The Kirishima Tennen Gyokuro leaves are shaded for three weeks before their harvest at the end of April.

The extremely delicate leaves come from Oku Yutaka, a later cultivar not easy to handle in organic farming (in a similar fashion than Asatsuyu), this is why is not as common as other cultivars in Japan. The name of the cultivar means deep richness.

The sweetness and the fragrance of this tea, awaken the senses with the complexity of its aromas and the infusion yields a striking green colour, umami-rich with a marine aroma, high in amino acids & low in catechins.
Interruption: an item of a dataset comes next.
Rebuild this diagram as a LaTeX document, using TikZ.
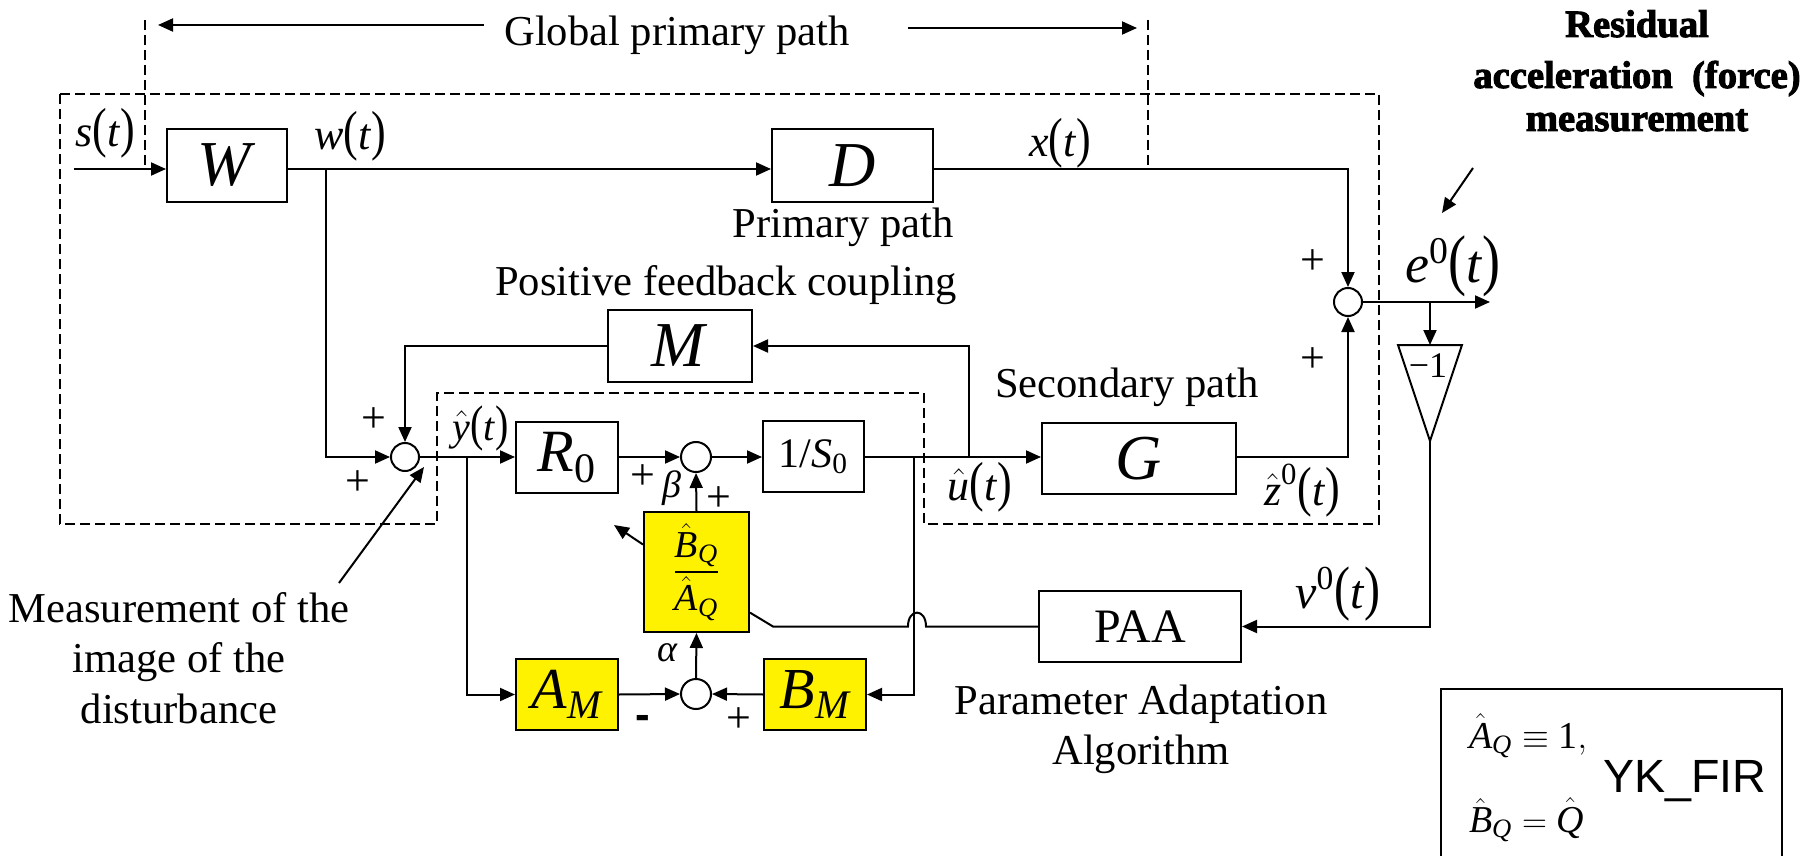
\documentclass[tikz,border=0pt]{standalone}
\usepackage{amsmath}
\usepackage{fontspec}
\setmainfont{Liberation Serif}
\newfontfamily\arialfam{Liberation Sans}
\newfontfamily\heavyfam{Liberation Serif}[FakeBold=2.5]
\usetikzlibrary{arrows.meta,calc}
\newcommand{\fsz}[1]{\fontsize{#1}{#1}\selectfont}
\newcommand{\myp}[1]{\scalebox{1}[1.25]{(}#1\scalebox{1}[1.25]{)}}
\newcommand{\oft}{\myp{\textit{t}}}
\begin{document}
\begin{tikzpicture}[x=0.5pt,y=-0.5pt,line width=1pt,
  arr/.style={-{Triangle[length=7.5pt,width=6.5pt]}},
  box/.style={draw,inner sep=0pt,fill=white},
  ybox/.style={draw,inner sep=0pt,fill=yellow},
  sumc/.style={draw,circle,inner sep=0pt,minimum size=14pt,fill=white},
  sumd/.style={draw,circle,inner sep=0pt,minimum size=15pt,fill=white},
  dsh/.style={dash pattern=on 5pt off 2.5pt},
  lbl/.style={inner sep=0pt,anchor=base},
  txt/.style={inner sep=0pt,anchor=base,font=\fsz{21.3}},
  pls/.style={inner sep=0pt,font=\fsz{22}}]
\useasboundingbox (0,0) rectangle (1806,856);

% dashed outline
\draw[dsh] (60,94) -- (1379,94) -- (1379,524) -- (924,524) -- (924,393) -- (437,393) -- (437,524) -- (60,524) -- cycle;
\draw[dsh] (145,20) -- (145,169);
\draw[dsh] (1148,20) -- (1148,169);

% global primary path
\node[txt] (gpp) at (677,46) {Global primary path};
\coordinate (gl1) at (484,25);
\coordinate (gl2) at (158,25);
\coordinate (gr1) at (908,28);
\coordinate (gr2) at (1137,28);
\draw[arr] (gl1) -- (gl2);
\draw[arr] (gr1) -- (gr2);

% blocks
\node[box,minimum width=60pt,minimum height=36.5pt] (W) at (227,165.5) {\fsz{32}\textit{W}};
\node[box,minimum width=80.5pt,minimum height=36.5pt] (D) at (852.5,165.5) {\fsz{32}\textit{D}};
\node[box,minimum width=72pt,minimum height=36pt] (M) at (680,346) {\fsz{32}\textit{M}};
\node[box,minimum width=51pt,minimum height=35.5pt] (R0) at (567,457.5) {\fsz{30}\(\textit{R}_{\textup{0}}\)};
\node[box,minimum width=50.5pt,minimum height=35.5pt] (S0) at (813.5,456.5) {\fsz{21}1/\(\textit{S}_{\textup{0}}\)};
\node[box,minimum width=97pt,minimum height=35.5pt] (G) at (1139,458.5) {\fsz{32}\textit{G}};
\node[ybox,minimum width=52.5pt,minimum height=60pt] (BQ) at (696.5,572) {\fsz{19}\(\dfrac{\hat{\textit{B}}_{\textit{Q}}}{\hat{\textit{A}}_{\textit{Q}}}\)};
\node[ybox,minimum width=51pt,minimum height=35.5pt] (AM) at (567,694.5) {\fsz{29}\(\textit{A}_{\textit{M}}\)};
\node[ybox,minimum width=51pt,minimum height=35.5pt] (BM) at (815,694.5) {\fsz{29}\(\textit{B}_{\textit{M}}\)};
\node[box,minimum width=101pt,minimum height=35.5pt] (PAA) at (1140,626.5) {\fsz{24}PAA};

% summing junctions
\node[sumc] (S1) at (405,457) {};
\node[sumd] (S2) at (696,457) {};
\node[sumd] (S3) at (696,694) {};
\node[sumc] (S4) at (1348,302) {};

% gain -1
\coordinate (tl) at (1398,345);
\coordinate (tr) at (1462,345);
\coordinate (ttop) at (1430,345);
\coordinate (tap) at (1430,441);
\draw (tl) -- (tr) -- (tap) -- cycle;
\node[inner sep=0pt,font=\fsz{18}] (gain) at (1428,366) {−1};

% connectors
\coordinate (in) at (74,169);
\coordinate (wb) at (326,169);
\coordinate (yb) at (467,457);
\coordinate (ub1) at (914,457);
\coordinate (ub2) at (969,457);
\coordinate (eout) at (1490,302);
\coordinate (eb) at (1430,302);
\draw[arr] (in) -- (in -| W.west);
\draw[arr] (W.east |- in) -- (D.west |- in);
\draw[arr] (wb) |- (S1.west);
\draw[arr] (D.east |- in) -| (S4.north);
\draw[arr] (G.east |- S2) -| (S4.south);
\draw[arr] (S4.east) -- (eout);
\draw[arr] (eb) -- (ttop);
\draw[arr] (tap) |- (PAA.east);
\draw[arr] (M.west) -| (S1.north);
\draw[arr] (S1.east) -- (R0.west |- S1);
\draw[arr] (yb) |- (AM.west);
\draw[arr] (R0.east |- S2) -- (S2.west);
\draw[arr] (S2.east) -- (S0.west |- S2);
\draw[arr] (S0.east |- S2) -- (G.west |- S2);
\draw[arr] (ub2) |- (M.east);
\draw[arr] (ub1) |- (BM.east);
\draw[arr] (BQ.north) -- (S2.south);
\draw[arr] (S3.north) -- (BQ.south);
\draw[arr] (AM.east) -- (S3.west);
\draw[arr] (BM.west) -- (S3.east);
\coordinate (bqa) at ($(BQ.north west)!0.275!(BQ.south west)$);
\coordinate (bqtip) at (614,525);
\draw[arr] (bqa) -- (bqtip);
\coordinate (bqr) at ($(BQ.north east)!0.833!(BQ.south east)$);
\draw (PAA.west) -- (926,626.5) .. controls (926,608) and (908,608) .. (908,626.5) -- (773,626.5) -- (bqr);

% measurement arrows
\coordinate (ma1) at (339,583);
\coordinate (ma2) at (424,467);
\draw[arr] (ma1) -- (ma2);
\coordinate (ra1) at (1473,168);
\coordinate (ra2) at (1442,213);
\draw[arr] (ra1) -- (ra2);

% YK box
\coordinate (yk1) at (1441,870);
\coordinate (yk2) at (1441,689);
\coordinate (yk3) at (1782,689);
\coordinate (yk4) at (1782,870);
\draw (yk1) -- (yk2) -- (yk3) -- (yk4);
\node[lbl,anchor=base west,font=\fsz{19}] (aq) at (1468,748) {\(\hat{\textit{A}}_{\textit{Q}}\equiv\textup{1},\)};
\node[lbl,anchor=base west,font=\fsz{19}] (bq) at (1468,832) {\(\hat{\textit{B}}_{\textit{Q}}=\hat{\textit{Q}}\)};
\node[lbl,anchor=base west,font=\arialfam\fsz{23.3}] (yk) at (1602,792) {YK\_FIR};

% signal labels
\node[lbl,font=\fsz{22}] (st) at (105,147) {\textit{s}\oft};
\node[lbl,font=\fsz{22}] (wt) at (350,150) {\textit{w}\oft};
\node[lbl,font=\fsz{22}] (xt) at (1060,157) {\textit{x}\oft};
\node[lbl,font=\fsz{20}] (yt) at (481,440) {\(\hat{\textit{y}}\)\oft};
\node[lbl,font=\fsz{22}] (ut) at (980,500) {\(\hat{\textit{u}}\)\oft};
\node[lbl,font=\fsz{22}] (zt) at (1302,505) {\(\hat{\textit{z}}^{\textup{0}}\)\oft};
\node[lbl,font=\fsz{27}] (et) at (1453,282) {\(\textit{e}^{\textup{0}}\)\oft};
\node[lbl,font=\fsz{24}] (nt) at (1338,608) {\(\textit{ν}^{\textup{0}}\)\oft};
\node[inner sep=0pt,font=\fsz{19}] (al) at (668,653) {\textit{α}};
\node[inner sep=0pt,font=\fsz{19}] (be) at (672,488) {\textit{β}};

% signs
\node[pls] (p1) at (1313,262) {+};
\node[pls] (p2) at (1313,360) {+};
\node[pls] (p3) at (374,420) {+};
\node[pls] (p4) at (358,483) {+};
\node[pls] (p5) at (643,477) {+};
\node[pls] (p6) at (719,499) {+};
\node[pls] (p7) at (739,720) {+};
\node[inner sep=0pt,font=\arialfam\bfseries\fsz{22}] (m1) at (643,722) {-};

% text
\node[txt] (pp) at (843,237) {Primary path};
\node[txt] (pfc) at (726,295) {Positive feedback coupling};
\node[txt] (sp) at (1127,397) {Secondary path};
\node[txt] (paa1) at (1141,714) {Parameter Adaptation};
\node[txt] (paa2) at (1141,764) {Algorithm};
\node[txt] (md1) at (179,622) {Measurement of the};
\node[txt] (md2) at (179,672) {image of the};
\node[txt] (md3) at (179,723) {disturbance};
\node[lbl,font=\heavyfam\bfseries\fsz{19.3}] (r1) at (1637,37) {Residual};
\node[lbl,font=\heavyfam\bfseries\fsz{19.3}] (r2) at (1637,88) {acceleration\ \ (force)};
\node[lbl,font=\heavyfam\bfseries\fsz{19.3}] (r3) at (1637,131) {measurement};
\end{tikzpicture}
\end{document}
The creator of this marvellous gyokuro is Shutaro Hayashi, a well-known farmer from Kirishima.

Shutaro Hayashi belongs to the fifth generation of the tea garden founded by great-great-grandfather in 1897, which is located on a plateau at the foot of the Kirishima Mountains.

In 1993 Osamu, Shutaro's father started pesticide-free farming after growing uneasy with the use of pesticides in tea growing. Until the third generation, the tea gardens were managed naturally.

During the third generation, there was a takeover & the garden came back to traditional farming. The fourth-generation decided to go back to non-traditional farming, and this is how the tea gardens from the Hayashi family have been managed since.

Shutaro Hayashi is the artisan tea maker who is behind the Miumori Kirishima Sencha, also in the shop.

If you scan the QR code in the image gallery you will be able to enjoy a nice song that I have selected to match this tea.

The Japanese Tea Evangelist says: gyokuro is one of my favourite teas together with matcha. The experience of drinking gyokuro is completely different from the experience of drinking other types of Japanese teas. Gyokuro usually is steeped at a much lower temperature with little water, in order to extract as much as possible of its rich umami flavour. The Tennen Gyokuro Oku Yukata offers a whole new level experience with its marine & seaweed notes along with its sweetness. No bitterness.

Kirishima Tennen Gyokuro (50 gr)

  • Type of tea: Japanese gyokuro (single-origin naturally grown)
    Tea Bush: Oku Yutaka
    Amount: 50 grams vacuum-sealed pouch with a cardboard wrapper
    Origin: Kirishima, Kagoshima, Kyushu, Japan

  • This is how Shutaro Hayashi recommends brewing his sencha:

    Amount of tea: the desired amount of tea
    Amount of water: 200 ml of water
    Water temperature: 50/60 degrees Celsius (1st to 4th brew)
    Amount of time: 55 secs (1st brew) 10 secs (2nd to 4th brew)

    This is how The Japanese Tea Evangelist recommends brewing this fantastic gyokuro tea.

    Japanese clay teapot (kyuusu)
    Rinsing: No
    Amount of tea: 3 grams of tea (about a teaspoon & a half)
    Amount of water: 40 ml of water
    Water temperature: 50 degrees Celsius (1st brew) 55 degrees Celsius (2nd brew) 60 degrees Celsius (3rd brew) 65 degrees Celsius (4th brew)
    Amount of time: 60 secs (1st brew) 45secs (2nd brew) 30 seconds (3rd brew) 15 secs (4th brew)

    NOTE: If you do Gong Fu Cha my recommendation is to use your usual parameters for Japanese green teas. Remember that Japanese teas are for the most part steamed & therefore more delicate than other types of teas.